● **GIVEN TASK**
With the images removed, repeat the data below exactly.

● **INFORMATION SHOWN**

*-*-*

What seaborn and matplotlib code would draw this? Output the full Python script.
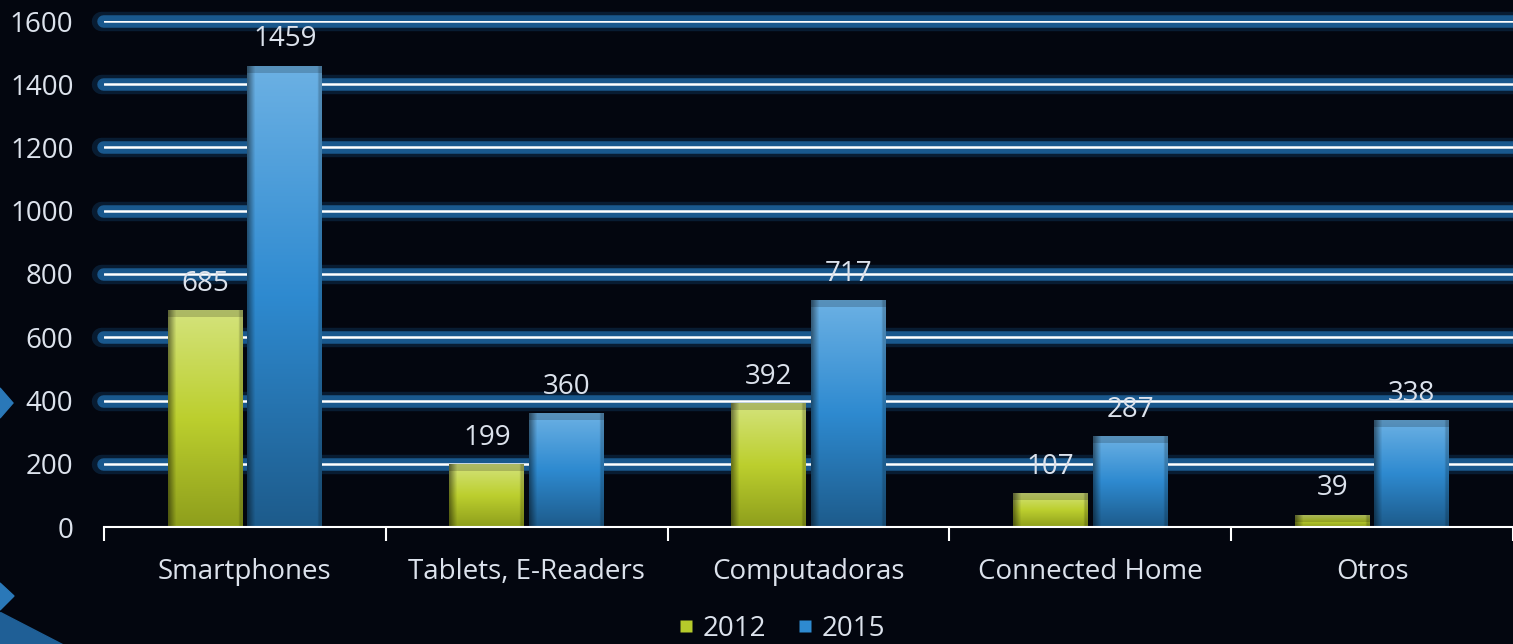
import numpy as np
import pandas as pd
import matplotlib
matplotlib.use("Agg")
import matplotlib.pyplot as plt
import seaborn as sns
from matplotlib.lines import Line2D
from matplotlib.patches import Polygon
from matplotlib.colors import to_rgb

# ---------------- data ----------------
categories = ["Smartphones", "Tablets, E-Readers", "Computadoras", "Connected Home", "Otros"]
years = ["2012", "2015"]
values_2012 = [685, 199, 392, 107, 39]
values_2015 = [1459, 360, 717, 287, 338]
yticks = [0, 200, 400, 600, 800, 1000, 1200, 1400, 1600]

df = pd.DataFrame({
    "Categoria": categories * 2,
    "Anio": [years[0]] * len(categories) + [years[1]] * len(categories),
    "Valor": values_2012 + values_2015,
})

# ---------------- style ----------------
bg = "#03060f"
txt = "#dce2ec"
base_colors = {"2012": "#b6ca2b", "2015": "#2e8ad0"}
grad_stops = {
    "2012": ["#d4e37c", "#bccf2e", "#8e9e1c"],
    "2015": ["#6cb1e4", "#2e8ad0", "#1d5b8b"],
}
FS = 20

sns.set_theme(style="dark")
plt.rcParams["font.family"] = ["Open Sans", "DejaVu Sans"]

fig = plt.figure(figsize=(15.13, 6.44), dpi=100, facecolor=bg)
ax = fig.add_axes([104 / 1513, 1 - 527 / 644, 1 - 104 / 1513, (527 - 21) / 644])
ax.set_facecolor(bg)

sns.barplot(data=df, x="Categoria", y="Valor", hue="Anio", hue_order=years,
            palette=base_colors, width=0.565, gap=0.06, ax=ax,
            legend=False, zorder=3, errorbar=None, linewidth=0)

ax.set_ylim(0, 1600)
xlim = ax.get_xlim()
ylim = ax.get_ylim()

# glowing grid lines
for y in yticks[1:]:
    ax.axhline(y, xmin=-0.002, color="#1a5f9c", lw=14, alpha=0.25, zorder=1,
               solid_capstyle="round", clip_on=False)
    ax.axhline(y, xmin=-0.001, color="#1d639e", lw=9, alpha=0.85, zorder=1,
               solid_capstyle="round", clip_on=False)
    ax.axhline(y, color="white", lw=1.8, zorder=2)

# gradient fill of bars
def gradient_img(stops, ncols=40):
    cs = np.array([to_rgb(c) for c in stops])
    n = 200
    t = np.linspace(0, 1, n)
    pos = np.linspace(0, 1, len(cs))
    col = np.stack([np.interp(t, pos, cs[:, k]) for k in range(3)], axis=1)  # top->bottom
    img = np.repeat(col[:, None, :], ncols, axis=1)
    xs = np.linspace(0, 1, ncols)
    shade = np.ones(ncols)
    shade = np.where(xs < 0.1, 0.55 + 0.45 * xs / 0.1, shade)
    shade = np.where(xs > 0.96, 0.8, shade)
    img = img * shade[None, :, None]
    return np.clip(img, 0, 1)

for cont, yr in zip(ax.containers, years):
    img = gradient_img(grad_stops[yr])
    for p in cont.patches:
        x0, w, h = p.get_x(), p.get_width(), p.get_height()
        im = ax.imshow(img, extent=[x0, x0 + w, 0, h], aspect="auto",
                       zorder=3.5, interpolation="bilinear")
        im.set_clip_path(p)
        ax.fill_between([x0, x0 + w], h - min(h, 22), h, color="black",
                        alpha=0.18, zorder=3.6, lw=0)
    ax.bar_label(cont, padding=9, color=txt, fontsize=FS, zorder=5)

ax.set_xlim(xlim)
ax.set_ylim(ylim)

# axes styling
for s in ["top", "right", "left"]:
    ax.spines[s].set_visible(False)
ax.spines["bottom"].set_color("white")
ax.spines["bottom"].set_linewidth(1.5)
ax.spines["bottom"].set_zorder(6)
ax.set_yticks(yticks)
ax.set_yticklabels([str(v) for v in yticks])
ax.tick_params(axis="y", length=0, pad=22, labelcolor=txt, labelsize=FS)
ax.set_xticks(range(len(categories)))
ax.set_xticks(np.arange(-0.5, len(categories), 1.0), minor=True)
ax.tick_params(axis="x", which="both", bottom=True)
ax.tick_params(axis="x", which="major", length=0, pad=22, labelcolor=txt, labelsize=FS)
ax.tick_params(axis="x", which="minor", length=10, width=1.5, color="white", direction="out")
ax.set_xlabel("")
ax.set_ylabel("")
ax.grid(False)

# legend
handles = [Line2D([], [], marker="s", linestyle="", markersize=8,
                  markerfacecolor=base_colors[y], markeredgecolor="none", label=y)
           for y in years]
fig.legend(handles=handles, loc="center", bbox_to_anchor=(780 / 1513, 1 - 629 / 644),
           ncol=2, frameon=False, fontsize=FS, labelcolor=txt,
           handletextpad=0.2, columnspacing=1.0, handlelength=0.8)

# decorative shapes at left edge
fig.patches.append(Polygon([[0, 1 - 388 / 644], [13 / 1513, 1 - 403 / 644], [0, 1 - 418 / 644]],
                           closed=True, transform=fig.transFigure, color="#2a78b8", zorder=0))
fig.patches.append(Polygon([[0, 1 - 583 / 644], [14 / 1513, 1 - 596 / 644], [0, 1 - 610 / 644]],
                           closed=True, transform=fig.transFigure, color="#2a78b8", zorder=0))
fig.patches.append(Polygon([[0, 1 - 612 / 644], [0, 0], [62 / 1513, 0]],
                           closed=True, transform=fig.transFigure, color="#1f5f96", zorder=0))

fig.savefig("out.png", dpi=100, facecolor=bg)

*-*-*

● **ANSWER FOR THE TASK**
What seaborn and matplotlib code would draw this? Output the full Python script.
import numpy as np
import pandas as pd
import matplotlib
matplotlib.use("Agg")
import matplotlib.pyplot as plt
import seaborn as sns
from matplotlib.lines import Line2D
from matplotlib.patches import Polygon
from matplotlib.colors import to_rgb

# ---------------- data ----------------
categories = ["Smartphones", "Tablets, E-Readers", "Computadoras", "Connected Home", "Otros"]
years = ["2012", "2015"]
values_2012 = [685, 199, 392, 107, 39]
values_2015 = [1459, 360, 717, 287, 338]
yticks = [0, 200, 400, 600, 800, 1000, 1200, 1400, 1600]

df = pd.DataFrame({
    "Categoria": categories * 2,
    "Anio": [years[0]] * len(categories) + [years[1]] * len(categories),
    "Valor": values_2012 + values_2015,
})

# ---------------- style ----------------
bg = "#03060f"
txt = "#dce2ec"
base_colors = {"2012": "#b6ca2b", "2015": "#2e8ad0"}
grad_stops = {
    "2012": ["#d4e37c", "#bccf2e", "#8e9e1c"],
    "2015": ["#6cb1e4", "#2e8ad0", "#1d5b8b"],
}
FS = 20

sns.set_theme(style="dark")
plt.rcParams["font.family"] = ["Open Sans", "DejaVu Sans"]

fig = plt.figure(figsize=(15.13, 6.44), dpi=100, facecolor=bg)
ax = fig.add_axes([104 / 1513, 1 - 527 / 644, 1 - 104 / 1513, (527 - 21) / 644])
ax.set_facecolor(bg)

sns.barplot(data=df, x="Categoria", y="Valor", hue="Anio", hue_order=years,
            palette=base_colors, width=0.565, gap=0.06, ax=ax,
            legend=False, zorder=3, errorbar=None, linewidth=0)

ax.set_ylim(0, 1600)
xlim = ax.get_xlim()
ylim = ax.get_ylim()

# glowing grid lines
for y in yticks[1:]:
    ax.axhline(y, xmin=-0.002, color="#1a5f9c", lw=14, alpha=0.25, zorder=1,
               solid_capstyle="round", clip_on=False)
    ax.axhline(y, xmin=-0.001, color="#1d639e", lw=9, alpha=0.85, zorder=1,
               solid_capstyle="round", clip_on=False)
    ax.axhline(y, color="white", lw=1.8, zorder=2)

# gradient fill of bars
def gradient_img(stops, ncols=40):
    cs = np.array([to_rgb(c) for c in stops])
    n = 200
    t = np.linspace(0, 1, n)
    pos = np.linspace(0, 1, len(cs))
    col = np.stack([np.interp(t, pos, cs[:, k]) for k in range(3)], axis=1)  # top->bottom
    img = np.repeat(col[:, None, :], ncols, axis=1)
    xs = np.linspace(0, 1, ncols)
    shade = np.ones(ncols)
    shade = np.where(xs < 0.1, 0.55 + 0.45 * xs / 0.1, shade)
    shade = np.where(xs > 0.96, 0.8, shade)
    img = img * shade[None, :, None]
    return np.clip(img, 0, 1)

for cont, yr in zip(ax.containers, years):
    img = gradient_img(grad_stops[yr])
    for p in cont.patches:
        x0, w, h = p.get_x(), p.get_width(), p.get_height()
        im = ax.imshow(img, extent=[x0, x0 + w, 0, h], aspect="auto",
                       zorder=3.5, interpolation="bilinear")
        im.set_clip_path(p)
        ax.fill_between([x0, x0 + w], h - min(h, 22), h, color="black",
                        alpha=0.18, zorder=3.6, lw=0)
    ax.bar_label(cont, padding=9, color=txt, fontsize=FS, zorder=5)

ax.set_xlim(xlim)
ax.set_ylim(ylim)

# axes styling
for s in ["top", "right", "left"]:
    ax.spines[s].set_visible(False)
ax.spines["bottom"].set_color("white")
ax.spines["bottom"].set_linewidth(1.5)
ax.spines["bottom"].set_zorder(6)
ax.set_yticks(yticks)
ax.set_yticklabels([str(v) for v in yticks])
ax.tick_params(axis="y", length=0, pad=22, labelcolor=txt, labelsize=FS)
ax.set_xticks(range(len(categories)))
ax.set_xticks(np.arange(-0.5, len(categories), 1.0), minor=True)
ax.tick_params(axis="x", which="both", bottom=True)
ax.tick_params(axis="x", which="major", length=0, pad=22, labelcolor=txt, labelsize=FS)
ax.tick_params(axis="x", which="minor", length=10, width=1.5, color="white", direction="out")
ax.set_xlabel("")
ax.set_ylabel("")
ax.grid(False)

# legend
handles = [Line2D([], [], marker="s", linestyle="", markersize=8,
                  markerfacecolor=base_colors[y], markeredgecolor="none", label=y)
           for y in years]
fig.legend(handles=handles, loc="center", bbox_to_anchor=(780 / 1513, 1 - 629 / 644),
           ncol=2, frameon=False, fontsize=FS, labelcolor=txt,
           handletextpad=0.2, columnspacing=1.0, handlelength=0.8)

# decorative shapes at left edge
fig.patches.append(Polygon([[0, 1 - 388 / 644], [13 / 1513, 1 - 403 / 644], [0, 1 - 418 / 644]],
                           closed=True, transform=fig.transFigure, color="#2a78b8", zorder=0))
fig.patches.append(Polygon([[0, 1 - 583 / 644], [14 / 1513, 1 - 596 / 644], [0, 1 - 610 / 644]],
                           closed=True, transform=fig.transFigure, color="#2a78b8", zorder=0))
fig.patches.append(Polygon([[0, 1 - 612 / 644], [0, 0], [62 / 1513, 0]],
                           closed=True, transform=fig.transFigure, color="#1f5f96", zorder=0))

fig.savefig("out.png", dpi=100, facecolor=bg)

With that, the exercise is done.